The apptainer (previously singularity) software can be used to access software containers and execute scripts within those containers. Our condor executable has the following basic outline:

POET analysis commands

The analysis script to be run inside the container is found in the middle of runScript.tpl.sh:

cd /code
source /cvmfs/cms.cern.ch/cmsset_default.sh
scram p CMSSW_7_6_7
cd CMSSW_7_6_7/src/
git clone -b 2015MiniAOD https://github.com/ats2008/PhysObjectExtractorTool.git
scram b -j 4
cmsenv    # Note: perform git access before this command!
cd $_CONDOR_SCRATCH_DIR
cmsRun /code/CMSSW_7_6_7/src/PhysObjectExtractorTool/PhysObjectExtractor/python/poet_cfg.py  @@ISDATA inputFiles=@@FNAMES maxEvents=@@MAXEVENTS outputFile=outfile_@@IDX.root tag=@@TAG
pwd
ls
cp *.root $DESTINATION  
exit 1

Inside the Open Data docker container, this script will set up the CMS environment and create a CMSSW_7_6_7 software area, similar to what is done when you open the container using docker on your own computer.
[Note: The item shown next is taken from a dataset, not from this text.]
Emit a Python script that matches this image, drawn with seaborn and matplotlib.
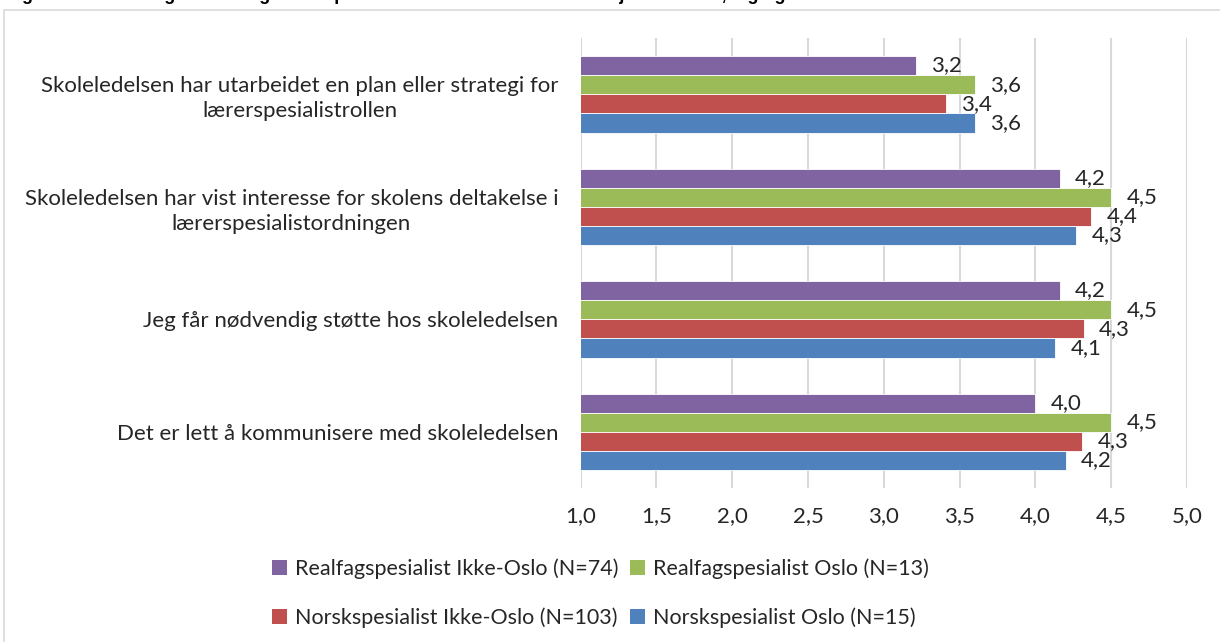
import matplotlib
matplotlib.use("Agg")
import matplotlib.pyplot as plt
import seaborn as sns
import pandas as pd
from matplotlib.patches import Rectangle, Patch

categories = [
    "Skoleledelsen har utarbeidet en plan eller strategi for\nlærerspesialistrollen",
    "Skoleledelsen har vist interesse for skolens deltakelse i\nlærerspesialistordningen",
    "Jeg får nødvendig støtte hos skoleledelsen",
    "Det er lett å kommunisere med skoleledelsen",
]
series = [
    "Realfagspesialist Ikke-Oslo (N=74)",
    "Realfagspesialist Oslo (N=13)",
    "Norskspesialist Ikke-Oslo (N=103)",
    "Norskspesialist Oslo (N=15)",
]
realfag_ikke_oslo = [3.21, 4.16, 4.16, 4.00]
realfag_oslo = [3.60, 4.50, 4.50, 4.50]
norsk_ikke_oslo = [3.41, 4.37, 4.32, 4.31]
norsk_oslo = [3.60, 4.27, 4.13, 4.20]
x_ticks = [1.0, 1.5, 2.0, 2.5, 3.0, 3.5, 4.0, 4.5, 5.0]
title = "Figur 4.6: Hvor enig eller uenig er du i påstandene om skoleledelsen? Gjennomsnitt, fag og sted"

colors = ["#8064A2", "#9BBB59", "#C0504D", "#4F81BD"]

rows = []
for s, vals in zip(series, [realfag_ikke_oslo, realfag_oslo, norsk_ikke_oslo, norsk_oslo]):
    for c, v in zip(categories, vals):
        rows.append({"Påstand": c, "Gruppe": s, "Verdi": v})
df = pd.DataFrame(rows)

sns.set_theme(style="white")
plt.rcParams["font.family"] = ["Lato", "DejaVu Sans"]
FS = 16

fig = plt.figure(figsize=(12.2, 6.42), dpi=100)
ax = fig.add_axes([580.5 / 1220, 1 - 488 / 642, (1187 - 580.5) / 1220, (488 - 38) / 642])

# outer frame
fig.patches.append(Rectangle((4 / 1220, -0.01), 1.02, 1 - 10 / 642 + 0.01,
                             transform=fig.transFigure, fill=False,
                             edgecolor="#D9D9D9", linewidth=1.2, zorder=0))
fig.text(6 / 1220, 1 + 0.5 / 642, title, fontsize=13, fontweight="bold",
         family=["Liberation Sans", "DejaVu Sans"], va="baseline", ha="left", color="black")

sns.barplot(data=df, y="Påstand", x="Verdi", hue="Gruppe", order=categories,
            hue_order=series, palette=colors, orient="h", width=0.68, gap=0,
            edgecolor="white", linewidth=0.6, ax=ax, legend=False, saturation=1)

ax.set_xlim(1, 5)
ax.set_xticks(x_ticks)
ax.set_xticklabels([f"{t:.1f}".replace(".", ",") for t in x_ticks], fontsize=FS)
ax.set_xlabel("")
ax.set_ylabel("")
ax.grid(axis="x", color="#D9D9D9", linewidth=1.5)
ax.grid(axis="y", visible=False)
ax.set_axisbelow(True)
for sp in ax.spines.values():
    sp.set_visible(False)
ax.tick_params(axis="both", length=0)
ax.tick_params(axis="x", pad=13)
ax.tick_params(axis="y", pad=16)
for lbl in ax.get_yticklabels():
    lbl.set_fontsize(FS)
    lbl.set_multialignment("center")
    lbl.set_linespacing(1.3)

for cont in ax.containers:
    ax.bar_label(cont, labels=[f"{b.get_width():.1f}".replace(".", ",") for b in cont],
                 padding=11, fontsize=FS)

handles = [Patch(facecolor=c, edgecolor="none") for c in colors]
order = [0, 2, 1, 3]
fig.legend([handles[i] for i in order], [series[i] for i in order], ncol=2,
           loc="upper left", bbox_to_anchor=(272 / 1220, 1 - 558 / 642),
           frameon=False, fontsize=15.5, handlelength=0.7, handleheight=0.7,
           handletextpad=0.35, columnspacing=0.55, labelspacing=1.32, borderpad=0,
           borderaxespad=0)

fig.savefig("out.png", dpi=100)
The script will then clone the 2015 branch of the POET repository from Github and use cmsRun to run POET with several arguments:

Finally, the script copies the POET output ROOT file to a specified destination directory.
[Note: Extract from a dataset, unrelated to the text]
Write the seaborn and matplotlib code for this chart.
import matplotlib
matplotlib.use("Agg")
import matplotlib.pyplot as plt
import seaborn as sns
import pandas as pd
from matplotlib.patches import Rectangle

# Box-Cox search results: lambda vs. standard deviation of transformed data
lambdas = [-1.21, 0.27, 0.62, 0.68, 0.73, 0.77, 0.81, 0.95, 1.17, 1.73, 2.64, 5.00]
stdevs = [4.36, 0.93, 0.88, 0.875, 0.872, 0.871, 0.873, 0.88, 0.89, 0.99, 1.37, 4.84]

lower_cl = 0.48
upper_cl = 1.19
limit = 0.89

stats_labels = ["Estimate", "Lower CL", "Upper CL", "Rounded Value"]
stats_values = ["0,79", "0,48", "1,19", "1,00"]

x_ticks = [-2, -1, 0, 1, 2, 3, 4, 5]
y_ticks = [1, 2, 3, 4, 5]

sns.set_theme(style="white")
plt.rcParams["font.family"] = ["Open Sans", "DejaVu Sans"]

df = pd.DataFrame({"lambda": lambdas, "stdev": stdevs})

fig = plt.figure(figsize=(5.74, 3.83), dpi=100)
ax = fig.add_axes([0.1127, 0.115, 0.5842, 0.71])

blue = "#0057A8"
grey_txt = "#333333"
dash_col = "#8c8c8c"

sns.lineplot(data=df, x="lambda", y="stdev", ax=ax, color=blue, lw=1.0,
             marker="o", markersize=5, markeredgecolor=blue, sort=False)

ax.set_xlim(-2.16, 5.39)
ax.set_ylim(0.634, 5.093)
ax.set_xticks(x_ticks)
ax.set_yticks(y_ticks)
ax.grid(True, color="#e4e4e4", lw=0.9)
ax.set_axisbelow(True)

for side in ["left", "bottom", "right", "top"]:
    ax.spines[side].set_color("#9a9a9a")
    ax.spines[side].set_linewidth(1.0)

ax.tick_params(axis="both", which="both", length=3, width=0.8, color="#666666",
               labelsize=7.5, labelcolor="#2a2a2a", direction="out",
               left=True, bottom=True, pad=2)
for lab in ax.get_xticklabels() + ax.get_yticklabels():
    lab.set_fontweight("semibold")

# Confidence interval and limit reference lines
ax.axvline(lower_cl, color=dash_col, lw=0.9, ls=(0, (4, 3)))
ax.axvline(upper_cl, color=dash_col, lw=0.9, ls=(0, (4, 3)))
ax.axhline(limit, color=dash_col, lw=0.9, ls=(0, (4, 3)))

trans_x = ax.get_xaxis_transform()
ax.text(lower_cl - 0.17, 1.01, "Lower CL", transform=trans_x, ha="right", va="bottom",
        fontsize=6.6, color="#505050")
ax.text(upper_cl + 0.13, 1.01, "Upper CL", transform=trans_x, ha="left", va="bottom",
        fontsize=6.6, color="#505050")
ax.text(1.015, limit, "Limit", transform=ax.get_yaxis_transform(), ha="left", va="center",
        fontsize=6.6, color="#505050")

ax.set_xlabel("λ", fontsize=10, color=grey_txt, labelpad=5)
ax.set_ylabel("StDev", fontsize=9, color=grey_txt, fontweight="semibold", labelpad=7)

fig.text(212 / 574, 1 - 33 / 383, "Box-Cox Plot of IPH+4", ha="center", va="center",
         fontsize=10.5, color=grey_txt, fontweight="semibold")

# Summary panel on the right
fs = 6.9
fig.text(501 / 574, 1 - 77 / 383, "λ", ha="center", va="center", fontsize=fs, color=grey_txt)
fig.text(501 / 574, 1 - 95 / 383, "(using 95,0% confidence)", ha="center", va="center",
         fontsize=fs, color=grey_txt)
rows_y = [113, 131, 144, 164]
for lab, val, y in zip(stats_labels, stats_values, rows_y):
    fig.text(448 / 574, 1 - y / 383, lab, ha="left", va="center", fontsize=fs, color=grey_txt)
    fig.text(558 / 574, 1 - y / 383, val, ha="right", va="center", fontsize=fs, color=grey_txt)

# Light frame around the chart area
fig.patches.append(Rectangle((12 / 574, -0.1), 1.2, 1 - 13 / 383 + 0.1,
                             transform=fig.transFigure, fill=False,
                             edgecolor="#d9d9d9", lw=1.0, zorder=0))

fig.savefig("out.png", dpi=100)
I want to edit POET, what do I do?

Editing the POET configuration, for instance to apply a trigger filter or other event selection, is a great way to reduce the size of the output ROOT files! We recommend developing your POET revisions on your own computer, pushing them to your own fork of the POET Github repository, and cloning that version in the analysis commands here.
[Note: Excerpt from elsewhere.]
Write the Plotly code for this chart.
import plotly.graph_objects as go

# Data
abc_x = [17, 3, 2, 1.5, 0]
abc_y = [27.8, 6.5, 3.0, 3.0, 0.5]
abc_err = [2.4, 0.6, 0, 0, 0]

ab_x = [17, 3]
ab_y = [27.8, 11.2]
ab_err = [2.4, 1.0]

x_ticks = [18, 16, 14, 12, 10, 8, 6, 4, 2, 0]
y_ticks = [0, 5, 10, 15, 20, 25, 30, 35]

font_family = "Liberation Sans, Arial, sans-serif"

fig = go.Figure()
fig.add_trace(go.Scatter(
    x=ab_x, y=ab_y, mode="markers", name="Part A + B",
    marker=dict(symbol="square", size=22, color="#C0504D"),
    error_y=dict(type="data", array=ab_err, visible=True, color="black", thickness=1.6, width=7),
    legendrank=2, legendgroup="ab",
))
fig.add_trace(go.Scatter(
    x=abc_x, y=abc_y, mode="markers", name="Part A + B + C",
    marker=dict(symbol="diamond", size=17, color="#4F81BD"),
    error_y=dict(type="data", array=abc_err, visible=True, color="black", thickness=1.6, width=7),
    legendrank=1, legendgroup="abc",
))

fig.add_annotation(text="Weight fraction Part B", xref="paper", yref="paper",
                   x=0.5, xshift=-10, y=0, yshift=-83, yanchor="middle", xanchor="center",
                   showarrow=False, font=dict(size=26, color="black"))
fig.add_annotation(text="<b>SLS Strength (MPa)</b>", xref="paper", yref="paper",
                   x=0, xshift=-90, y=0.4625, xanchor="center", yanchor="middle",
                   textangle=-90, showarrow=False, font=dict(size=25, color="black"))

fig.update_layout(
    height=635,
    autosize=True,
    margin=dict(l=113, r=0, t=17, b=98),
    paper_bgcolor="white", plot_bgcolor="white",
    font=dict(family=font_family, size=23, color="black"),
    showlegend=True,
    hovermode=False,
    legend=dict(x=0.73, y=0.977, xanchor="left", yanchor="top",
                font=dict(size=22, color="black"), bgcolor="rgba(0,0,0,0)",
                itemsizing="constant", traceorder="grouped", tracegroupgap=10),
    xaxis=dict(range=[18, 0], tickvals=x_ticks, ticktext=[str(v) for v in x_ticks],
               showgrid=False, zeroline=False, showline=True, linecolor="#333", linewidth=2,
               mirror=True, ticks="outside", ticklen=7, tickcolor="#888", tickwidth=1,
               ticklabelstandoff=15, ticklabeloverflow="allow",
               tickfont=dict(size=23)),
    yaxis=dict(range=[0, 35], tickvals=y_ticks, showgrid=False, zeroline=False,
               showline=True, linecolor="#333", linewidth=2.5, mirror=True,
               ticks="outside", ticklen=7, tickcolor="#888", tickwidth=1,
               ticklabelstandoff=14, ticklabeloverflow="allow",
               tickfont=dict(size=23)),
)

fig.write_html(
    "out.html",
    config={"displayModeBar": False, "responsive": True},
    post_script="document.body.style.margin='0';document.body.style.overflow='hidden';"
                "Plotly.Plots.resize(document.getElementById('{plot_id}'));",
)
Clusters without interactive file system mounts

Some Linux clusters do not provide access to the interactive user file systems on the worker nodes. If this is the case on your home cluster, the cp command can be replaced with a command appropriate for your system.

Execution with apptainer

Since the cmsRun command is not accessible in the operating system of the worker node, this prepared set of analysis commands is run using apptainer:

cat container_runScript.sh  # this will display all the commands to be run in apptainer
chmod +x container_runScript.sh
apptainer exec --writable-tmpfs --bind $_CONDOR_SCRATCH_DIR --bind workdir/:/code --bind @@DESTINATION docker://cmsopendata/cmssw_7_6_7-slc6_amd64_gcc493 ./container_runScript.sh

The arguments include binding (similar to -v or –volume docker argument) several directories to which apptainer will have access. These directories include the working directory, output directory and the condor base directory. The other argumnets include dockerhub URL of the container needed for 2015 Open Data analysis, and the analysis script that is to be run inside the container.

What if my cluster doesn’t have Apptainer?

Consult with your computing system administrators to see if apptainer can be installed on the cluster. Follow our lesson on using Google Cloud resources for an alternative method of running over full datasets.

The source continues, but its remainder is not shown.